The 2011 paper by Ayhan and colleagues used mice models to examine the effect of DISC1 expression during different neurodevelopmental periods on behavioral and mood disorders. Specifically, Ayhan et al. were interested in evaluating components of the neurodevelopmental hypothesis of schizophrenia.

On the other hand, the research by Burrows and colleagues (2015) relied on the glutamatergic hypothesis of schizophrenia to evaluate the role that environmental enrichment has on behaviors while manipulating metabotropic glutamate receptors. This paper had a lot going on, so it was tricky to follow their train of thought. I think this paper strived to make a connection between clinical interventions for schizophrenia and the molecular biology that impacts how a treatment works (or doesn't work). My knowledge of metabotropic receptors, particularly NMDA receptors, is mostly centered around LTP and learning/memory. I don't think any of my classes have really covered the role these receptors play in psychiatric disease, but it makes sense to me that glutamate, which is generally excitatory, could play a role in a hyperactive, hyper locomotive disorder like schizophrenia. Although difficult to follow and often questionable, I thought this paper did a really good job highlighting the need to understand epigenetic effects to truly understand and treat mental illnesses, which are not necessarily controlled by one gene being completely "on" or "off".
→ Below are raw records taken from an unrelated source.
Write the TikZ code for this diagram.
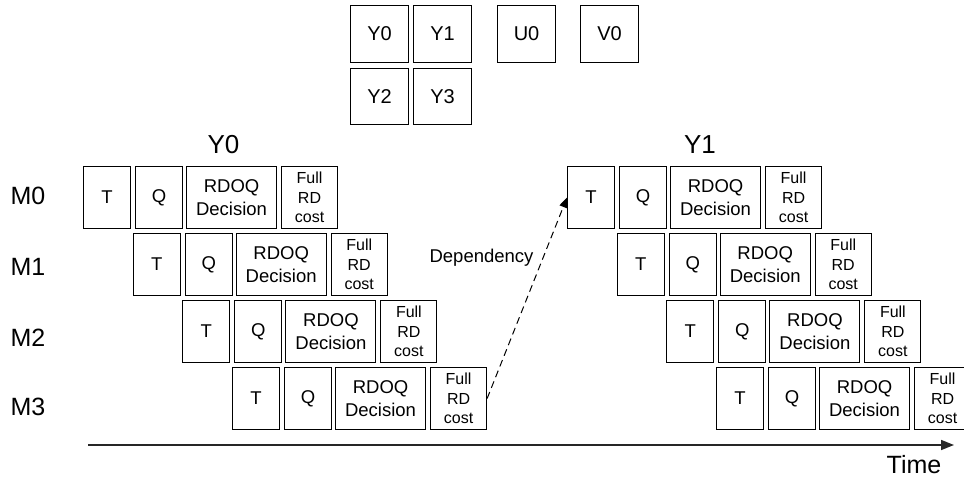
\documentclass[tikz,border=0pt]{standalone}
\usepackage{fontspec}
\setmainfont{Liberation Sans}
\usetikzlibrary{arrows.meta}
\begin{document}
\begin{tikzpicture}[x=1pt,y=-1pt,
  box/.style={draw=black,line width=1.1pt,inner sep=0pt,anchor=north west,align=center,minimum height=62pt},
  boxtxt/.style={font=\fontsize{18.5}{22.5}\selectfont},
  fulltxt/.style={font=\fontsize{16}{19.5}\selectfont},
  topbox/.style={draw=black,line width=1.1pt,inner sep=0pt,anchor=north west,minimum width=58pt,minimum height=57pt,font=\fontsize{20}{24}\selectfont},
  rowlbl/.style={font=\fontsize{25}{30}\selectfont},
  grplbl/.style={font=\fontsize{26}{31}\selectfont},
  deptxt/.style={font=\fontsize{18.5}{22}\selectfont},
  timetxt/.style={font=\fontsize{25}{30}\selectfont,inner sep=0pt},
  deparrow/.style={line width=1pt,dash pattern=on 7pt off 4.5pt,-{Triangle[length=10pt,width=8pt]}},
  timearrow/.style={line width=1.6pt,draw=black!85,-{Triangle[length=13pt,width=10pt]}}
]
\useasboundingbox (0,0) rectangle (964,478);
% top boxes
\node[topbox] (tY0) at (350,5) {Y0};
\node[topbox] (tY1) at (413,5) {Y1};
\node[topbox] (tU0) at (497,5) {U0};
\node[topbox] (tV0) at (580,5) {V0};
\node[topbox,minimum height=56pt] (tY2) at (350,68) {Y2};
\node[topbox,minimum height=56pt] (tY3) at (413,68) {Y3};
% group labels
\node[grplbl] (gY0) at (223.5,145) {Y0};
\node[grplbl] (gY1) at (700,145) {Y1};
% row labels
\node[rowlbl] (m0) at (28,196) {M0};
\node[rowlbl] (m1) at (28,267) {M1};
\node[rowlbl] (m2) at (28,338) {M2};
\node[rowlbl] (m3) at (28,407) {M3};
% pipeline rows
\foreach \g/\gx in {L/0,R/484}{
  \foreach \r in {0,1,2,3}{
    \pgfmathsetmacro\xo{83+49.67*\r+\gx}
    \pgfmathsetmacro\yo{166+67*\r}
    \node[box,boxtxt,minimum width=47pt] (\g\r T) at (\xo,\yo) {T};
    \node[box,boxtxt,minimum width=47pt] (\g\r Q) at (\xo+52,\yo) {Q};
    \node[box,boxtxt,minimum width=90pt] (\g\r R) at (\xo+103,\yo) {RDOQ\\Decision};
    \node[box,fulltxt,minimum width=56pt] (\g\r F) at (\xo+198,\yo) {Full\\RD\\cost};
  }
}
% dependency
\draw[deparrow] (L3F.east) -- (R0T.west);
\node[deptxt,anchor=east] (dep) at (537,258) {Dependency};
% time axis
\coordinate (ts) at (88,445);
\coordinate (te) at (954,445);
\draw[timearrow] (ts) -- (te);
\node[timetxt] (time) at (914,465) {Time};
\end{tikzpicture}
\end{document}
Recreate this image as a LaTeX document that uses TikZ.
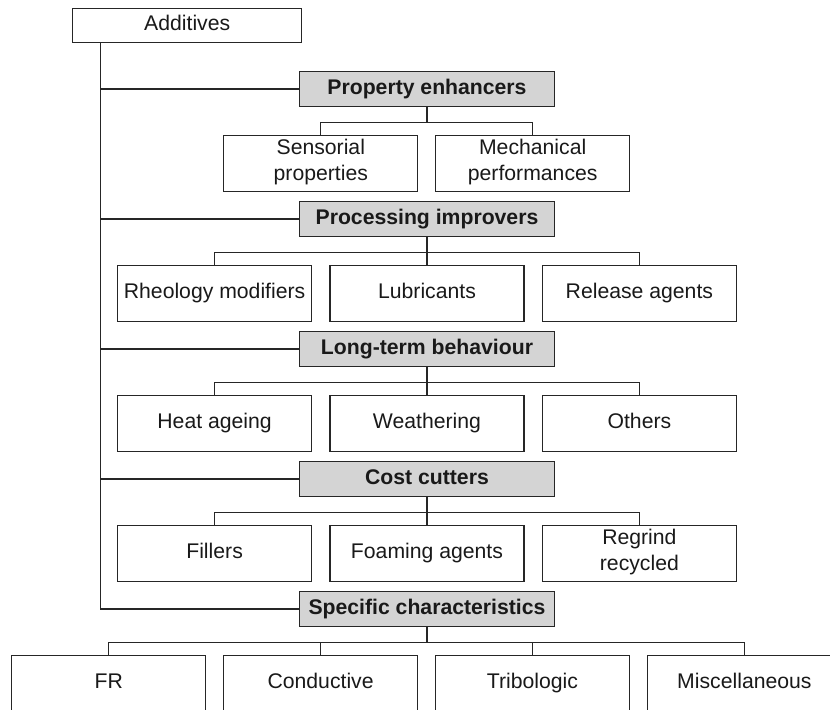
\documentclass[tikz,border=0pt]{standalone}
\usepackage{fontspec}
\setmainfont{Liberation Sans}
\usetikzlibrary{positioning}

\begin{document}
\begin{tikzpicture}[x=0.5pt, y=-0.5pt, line width=0.6pt, black!85,
	font=\fontsize{10.6}{13}\selectfont,
	item/.style={draw, minimum width=97pt, minimum height=28pt, align=center, inner sep=1pt, text=black!90,
		execute at begin node=\strut, execute at end node=\strut},
	group/.style={draw, fill=black!17, minimum width=127.7pt, minimum height=17.25pt, inner sep=1pt, text=black!90,
		font=\fontsize{10.6}{13}\selectfont\bfseries, execute at begin node=\strut}]
			\useasboundingbox (0,0) rectangle (830,710);
			
			\node[item, minimum width=114.5pt, minimum height=17pt] (add) at (187.2,25.3) {Additives};
			\coordinate (trunk) at ([xshift=14pt]add.south west);
			
			\node[group] (pe) at (427,89) {Property enhancers};
			\node[item] (sens) at (320.8,163.7) {Sensorial\\properties};
			\node[item] (mech) at (532.7,163.7) {Mechanical\\performances};
			
			\node[group] (pi) at (427,219) {Processing improvers};
			\node[item] (rheo) at (214.6,293.7) {Rheology modifiers};
			\node[item] (lub) at (427,293.7) {Lubricants};
			\node[item] (rel) at (639.4,293.7) {Release agents};
			
			\node[group] (lt) at (427,349) {Long-term behaviour};
			\node[item] (heat) at (214.6,423.7) {Heat ageing};
			\node[item] (weath) at (427,423.7) {Weathering};
			\node[item] (oth) at (639.4,423.7) {Others};
			
			\node[group] (cc) at (427,479) {Cost cutters};
			\node[item] (fil) at (214.6,553.7) {Fillers};
			\node[item] (foam) at (427,553.7) {Foaming agents};
			\node[item] (regr) at (639.4,553.7) {Regrind\\recycled};
			
			\node[group] (sc) at (427,609) {Specific characteristics};
			\node[item] (fr) at (108.7,683.7) {FR};
			\node[item] (cond) at (320.6,683.7) {Conductive};
			\node[item] (trib) at (532.5,683.7) {Tribologic};
			\node[item] (misc) at (744.4,683.7) {Miscellaneous};
			
			% tronco principal
			\draw (trunk) |- (sc.west);
			\foreach \g in {pe,pi,lt,cc}
				\draw (\g.west) -- (\g.west -| trunk);
			
			% ramas de cada grupo
			\coordinate (pebar) at ([yshift=-7.85pt]pe.south);
			\draw (sens.north) |- (pebar) -| (mech.north);
			\draw (pe.south) -- (pebar);
			\foreach \g/\a/\b in {pi/rheo/rel, lt/heat/oth, cc/fil/regr} {
				\coordinate (\g bar) at ([yshift=-7.85pt]\g.south);
				\draw (\a.north) |- (\g bar) -| (\b.north);
				\draw (\g.south) -- (\g.south |- \a.north);
			}
			\coordinate (scbar) at ([yshift=-7.85pt]sc.south);
			\draw (fr.north) |- (scbar) -| (misc.north);
			\draw (sc.south) -- (scbar);
			\draw (cond.north) -- (cond.north |- scbar);
			\draw (trib.north) -- (trib.north |- scbar);
		\end{tikzpicture}
\end{document}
The results of the Ayhan paper were more interesting to me—that postnatal Disc1 expression resulted in behavioral and psychiatric dysfunction (schizophrenia-like behaviors in males; depressive-like behaviors in females). After reading the Burrows paper, I went back and re-read the conclusions from the Ayhan paper because I started to think about combining the two seemingly-opposing hypotheses of schizophrenia. Is there some reason why schizophrenia couldn't be controlled by both neurodevelopment and glutamatergic signalling? With our understanding of psychiatric disorders, it seems pretty clear that there is no single thing that determines whether you end up "normal" or abnormal. This led me to think more about other hypotheses of schizophrenia, and I saw that both articles actually cited previous works that examined the dopamine hypothesis of schizophrenia. I didn't read those papers, but I did wonder why neither Burrows or Ayhan mentioned the role of dopamine as a prominent hypothesis—not even to provide evidence against that theory.